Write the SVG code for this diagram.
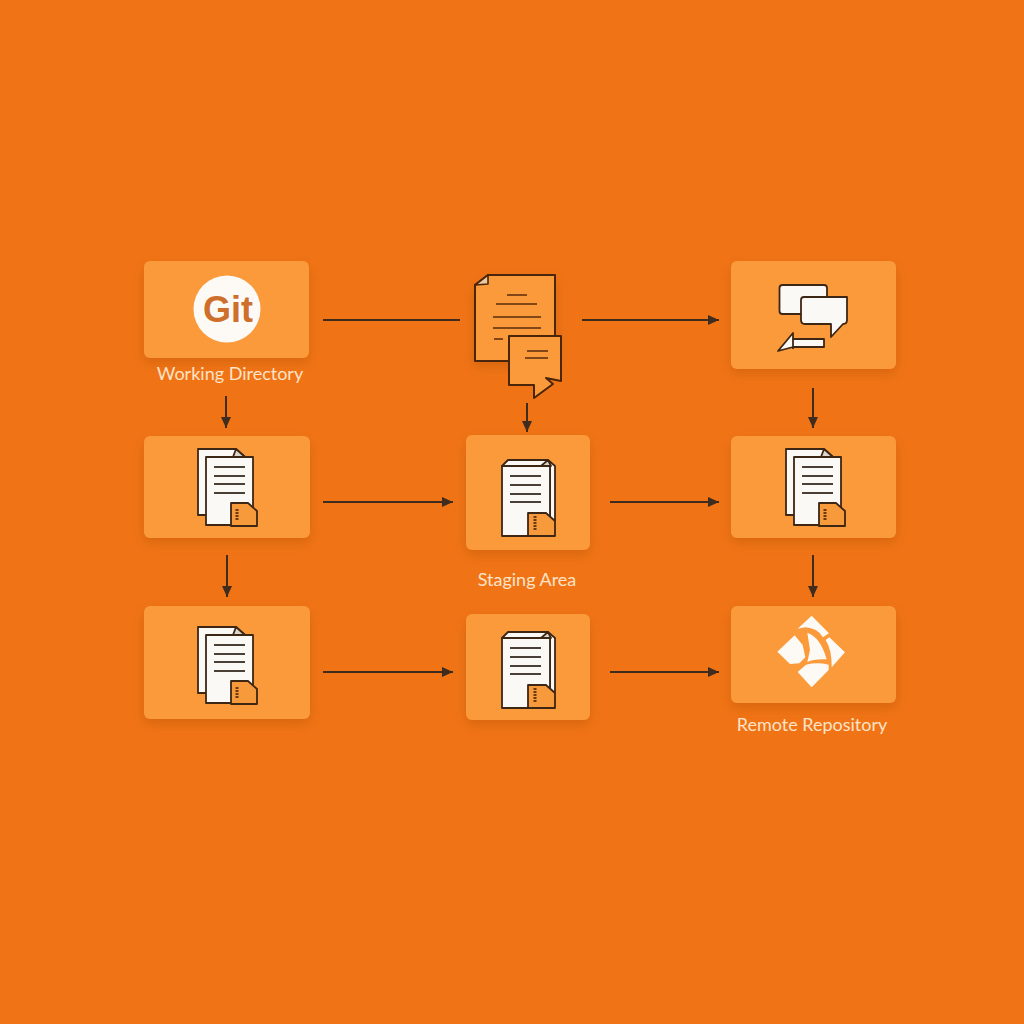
<svg xmlns="http://www.w3.org/2000/svg" width="1024" height="1024" viewBox="0 0 1024 1024">
<style>
.card{fill:#fb9a3a;filter:url(#sh)}
.lab{font-family:"Lato","Noto Sans","Liberation Sans",sans-serif;font-size:18px;fill:#fde3c8;text-anchor:middle}
.conn{stroke:#3f2c1e;stroke-width:2;fill:none}
.ink{stroke:#3d2614;stroke-width:1.8;stroke-linejoin:round}
.paper{fill:#fbf9f6}
.fold{fill:#f79a3c}
.ln{stroke:#4a4038;stroke-width:2;fill:none}
.ln2{stroke:#5a2d0c;stroke-width:1.7;fill:none}
</style>
<defs>
<filter id="sh" x="-15%" y="-15%" width="130%" height="135%"><feDropShadow dx="0" dy="5" stdDeviation="6" flood-color="#b24f06" flood-opacity=".4"/></filter>
<marker id="ah" markerUnits="userSpaceOnUse" markerWidth="12" markerHeight="12" refX="11" refY="6" orient="auto"><path d="M0 1L11 6L0 11Z" fill="#3f2c1e"/></marker>
<symbol id="docA" overflow="visible">
<path class="ink paper" d="M198 449H236L245 457V515H198Z"/>
<path class="ink" fill="#ddd6cc" d="M236 449L245 457H233Z"/>
<path class="ink paper" d="M206 457H253V525H206Z"/>
<path class="ln" d="M214 467H245M214 476H245M214 484H245M214 493H245"/>
<path class="ink fold" d="M231 503H248L257 511V526H231Z"/>
<path d="M237 509V521" stroke="#6b3a10" stroke-width="3" stroke-dasharray="2 1" fill="none"/>
</symbol>
<symbol id="docB" overflow="visible">
<path class="ink paper" d="M508 632H548L555 638V692H550V638H502L508 632Z"/>
<path class="ink paper" d="M502 638H550V708H502Z"/>
<path class="ink" fill="#ddd6cc" d="M541 638L548 632L551 638Z"/>
<path class="ln" d="M510 648H541M510 657H541M510 666H541M510 674H541"/>
<path class="ink fold" d="M528 685H546L555 693V708H528Z"/>
<path d="M535 688V702" stroke="#6b3a10" stroke-width="3" stroke-dasharray="2 1" fill="none"/>
</symbol>
</defs>
<rect width="1024" height="1024" fill="#f07416"/>

<g id="connectors">
<path class="conn" d="M323 320H460"/>
<path class="conn" marker-end="url(#ah)" d="M582 320H719"/>
<path class="conn" marker-end="url(#ah)" d="M226 396V428"/>
<path class="conn" marker-end="url(#ah)" d="M527 403V432"/>
<path class="conn" marker-end="url(#ah)" d="M813 388V428"/>
<path class="conn" marker-end="url(#ah)" d="M323 502H453"/>
<path class="conn" marker-end="url(#ah)" d="M610 502H719"/>
<path class="conn" marker-end="url(#ah)" d="M227 555V597"/>
<path class="conn" marker-end="url(#ah)" d="M813 555V597"/>
<path class="conn" marker-end="url(#ah)" d="M323 672H453"/>
<path class="conn" marker-end="url(#ah)" d="M610 672H719"/>
</g>

<g id="working-directory">
<rect class="card" x="144" y="261" width="165" height="97" rx="6"/>
<circle cx="227" cy="309" r="33.500" fill="#fdfaf6"/>
<text x="228" y="322" font-family="'Liberation Sans',sans-serif" font-weight="700" font-size="36" fill="#cf6f2c" text-anchor="middle">Git</text>
<text class="lab" x="230" y="380">Working Directory</text>
</g>

<g id="commit-note">
<path fill="#fb9a3a" stroke="#4a2508" stroke-width="2" stroke-linejoin="round" d="M488 275H555V361H475V285Z" filter="url(#sh)"/>
<path fill="#ecc9a0" stroke="#4a2508" stroke-width="1.6" stroke-linejoin="round" d="M488 275L475 285L488 284Z"/>
<path class="ln2" d="M507 295H527M496 304H537M493 317H541M493 328H541M494 339H503"/>
<path fill="#fb9a3a" stroke="#4a2508" stroke-width="2" stroke-linejoin="round" d="M509 336H561V381L546 378L553 384L534 398V385H509Z"/>
<path class="ln2" d="M527 351H548M525 358H548"/>
</g>

<g id="chat">
<rect class="card" x="731" y="261" width="165" height="108" rx="6"/>
<rect class="ink paper" x="779.500" y="285" width="47.500" height="29" rx="3"/>
<path class="ink paper" d="M804 297H847V320Q847 324 843 324L831 337V324H805Q801 324 801 320V300Q801 297 804 297Z"/>
<path class="ink paper" d="M778 351L793 333V339H824V347H793Z"/>
<path class="ink" fill="none" d="M793 339V349"/>
</g>

<g id="node-r2c1">
<rect class="card" x="144" y="436" width="166" height="102" rx="6"/>
<use href="#docA"/>
</g>

<g id="staging-area">
<rect class="card" x="466" y="435" width="124" height="115" rx="6"/>
<use href="#docB" y="-172"/>
<text class="lab" x="527" y="586">Staging Area</text>
</g>

<g id="node-r2c3">
<rect class="card" x="731" y="436" width="165" height="102" rx="6"/>
<use href="#docA" x="588"/>
</g>

<g id="node-r3c1">
<rect class="card" x="144" y="606" width="166" height="113" rx="6"/>
<use href="#docA" y="178"/>
</g>

<g id="node-r3c2">
<rect class="card" x="466" y="614" width="124" height="106" rx="6"/>
<use href="#docB"/>
</g>

<g id="remote-repository">
<rect class="card" x="731" y="606" width="165" height="97" rx="6"/>
<g transform="translate(730 600) scale(.3333)" fill="#fdfaf6">
<path d="M245 47L297 100L279 112Q262 84 226 82L203 86Z"/>
<path d="M194 106L218 135L226 172L208 190L180 192L142 155Z"/>
<path d="M232 98Q272 112 290 178Q252 176 232 186L240 150Z"/>
<path d="M298 112L345 157L305 202Q306 150 287 120Z"/>
<path d="M245 262L203 216L228 194Q262 186 296 194L296 210Z"/>
</g>
<text class="lab" x="812" y="731">Remote Repository</text>
</g>
</svg>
+===+
Reproduce every line precisely as given, omitting all pictures.

Write the SVG code for this diagram.
<svg xmlns="http://www.w3.org/2000/svg" width="1024" height="1024" viewBox="0 0 1024 1024">
<style>
.card{fill:#fb9a3a;filter:url(#sh)}
.lab{font-family:"Lato","Noto Sans","Liberation Sans",sans-serif;font-size:18px;fill:#fde3c8;text-anchor:middle}
.conn{stroke:#3f2c1e;stroke-width:2;fill:none}
.ink{stroke:#3d2614;stroke-width:1.8;stroke-linejoin:round}
.paper{fill:#fbf9f6}
.fold{fill:#f79a3c}
.ln{stroke:#4a4038;stroke-width:2;fill:none}
.ln2{stroke:#5a2d0c;stroke-width:1.7;fill:none}
</style>
<defs>
<filter id="sh" x="-15%" y="-15%" width="130%" height="135%"><feDropShadow dx="0" dy="5" stdDeviation="6" flood-color="#b24f06" flood-opacity=".4"/></filter>
<marker id="ah" markerUnits="userSpaceOnUse" markerWidth="12" markerHeight="12" refX="11" refY="6" orient="auto"><path d="M0 1L11 6L0 11Z" fill="#3f2c1e"/></marker>
<symbol id="docA" overflow="visible">
<path class="ink paper" d="M198 449H236L245 457V515H198Z"/>
<path class="ink" fill="#ddd6cc" d="M236 449L245 457H233Z"/>
<path class="ink paper" d="M206 457H253V525H206Z"/>
<path class="ln" d="M214 467H245M214 476H245M214 484H245M214 493H245"/>
<path class="ink fold" d="M231 503H248L257 511V526H231Z"/>
<path d="M237 509V521" stroke="#6b3a10" stroke-width="3" stroke-dasharray="2 1" fill="none"/>
</symbol>
<symbol id="docB" overflow="visible">
<path class="ink paper" d="M508 632H548L555 638V692H550V638H502L508 632Z"/>
<path class="ink paper" d="M502 638H550V708H502Z"/>
<path class="ink" fill="#ddd6cc" d="M541 638L548 632L551 638Z"/>
<path class="ln" d="M510 648H541M510 657H541M510 666H541M510 674H541"/>
<path class="ink fold" d="M528 685H546L555 693V708H528Z"/>
<path d="M535 688V702" stroke="#6b3a10" stroke-width="3" stroke-dasharray="2 1" fill="none"/>
</symbol>
</defs>
<rect width="1024" height="1024" fill="#f07416"/>

<g id="connectors">
<path class="conn" d="M323 320H460"/>
<path class="conn" marker-end="url(#ah)" d="M582 320H719"/>
<path class="conn" marker-end="url(#ah)" d="M226 396V428"/>
<path class="conn" marker-end="url(#ah)" d="M527 403V432"/>
<path class="conn" marker-end="url(#ah)" d="M813 388V428"/>
<path class="conn" marker-end="url(#ah)" d="M323 502H453"/>
<path class="conn" marker-end="url(#ah)" d="M610 502H719"/>
<path class="conn" marker-end="url(#ah)" d="M227 555V597"/>
<path class="conn" marker-end="url(#ah)" d="M813 555V597"/>
<path class="conn" marker-end="url(#ah)" d="M323 672H453"/>
<path class="conn" marker-end="url(#ah)" d="M610 672H719"/>
</g>

<g id="working-directory">
<rect class="card" x="144" y="261" width="165" height="97" rx="6"/>
<circle cx="227" cy="309" r="33.500" fill="#fdfaf6"/>
<text x="228" y="322" font-family="'Liberation Sans',sans-serif" font-weight="700" font-size="36" fill="#cf6f2c" text-anchor="middle">Git</text>
<text class="lab" x="230" y="380">Working Directory</text>
</g>

<g id="commit-note">
<path fill="#fb9a3a" stroke="#4a2508" stroke-width="2" stroke-linejoin="round" d="M488 275H555V361H475V285Z" filter="url(#sh)"/>
<path fill="#ecc9a0" stroke="#4a2508" stroke-width="1.6" stroke-linejoin="round" d="M488 275L475 285L488 284Z"/>
<path class="ln2" d="M507 295H527M496 304H537M493 317H541M493 328H541M494 339H503"/>
<path fill="#fb9a3a" stroke="#4a2508" stroke-width="2" stroke-linejoin="round" d="M509 336H561V381L546 378L553 384L534 398V385H509Z"/>
<path class="ln2" d="M527 351H548M525 358H548"/>
</g>

<g id="chat">
<rect class="card" x="731" y="261" width="165" height="108" rx="6"/>
<rect class="ink paper" x="779.500" y="285" width="47.500" height="29" rx="3"/>
<path class="ink paper" d="M804 297H847V320Q847 324 843 324L831 337V324H805Q801 324 801 320V300Q801 297 804 297Z"/>
<path class="ink paper" d="M778 351L793 333V339H824V347H793Z"/>
<path class="ink" fill="none" d="M793 339V349"/>
</g>

<g id="node-r2c1">
<rect class="card" x="144" y="436" width="166" height="102" rx="6"/>
<use href="#docA"/>
</g>

<g id="staging-area">
<rect class="card" x="466" y="435" width="124" height="115" rx="6"/>
<use href="#docB" y="-172"/>
<text class="lab" x="527" y="586">Staging Area</text>
</g>

<g id="node-r2c3">
<rect class="card" x="731" y="436" width="165" height="102" rx="6"/>
<use href="#docA" x="588"/>
</g>

<g id="node-r3c1">
<rect class="card" x="144" y="606" width="166" height="113" rx="6"/>
<use href="#docA" y="178"/>
</g>

<g id="node-r3c2">
<rect class="card" x="466" y="614" width="124" height="106" rx="6"/>
<use href="#docB"/>
</g>

<g id="remote-repository">
<rect class="card" x="731" y="606" width="165" height="97" rx="6"/>
<g transform="translate(730 600) scale(.3333)" fill="#fdfaf6">
<path d="M245 47L297 100L279 112Q262 84 226 82L203 86Z"/>
<path d="M194 106L218 135L226 172L208 190L180 192L142 155Z"/>
<path d="M232 98Q272 112 290 178Q252 176 232 186L240 150Z"/>
<path d="M298 112L345 157L305 202Q306 150 287 120Z"/>
<path d="M245 262L203 216L228 194Q262 186 296 194L296 210Z"/>
</g>
<text class="lab" x="812" y="731">Remote Repository</text>
</g>
</svg>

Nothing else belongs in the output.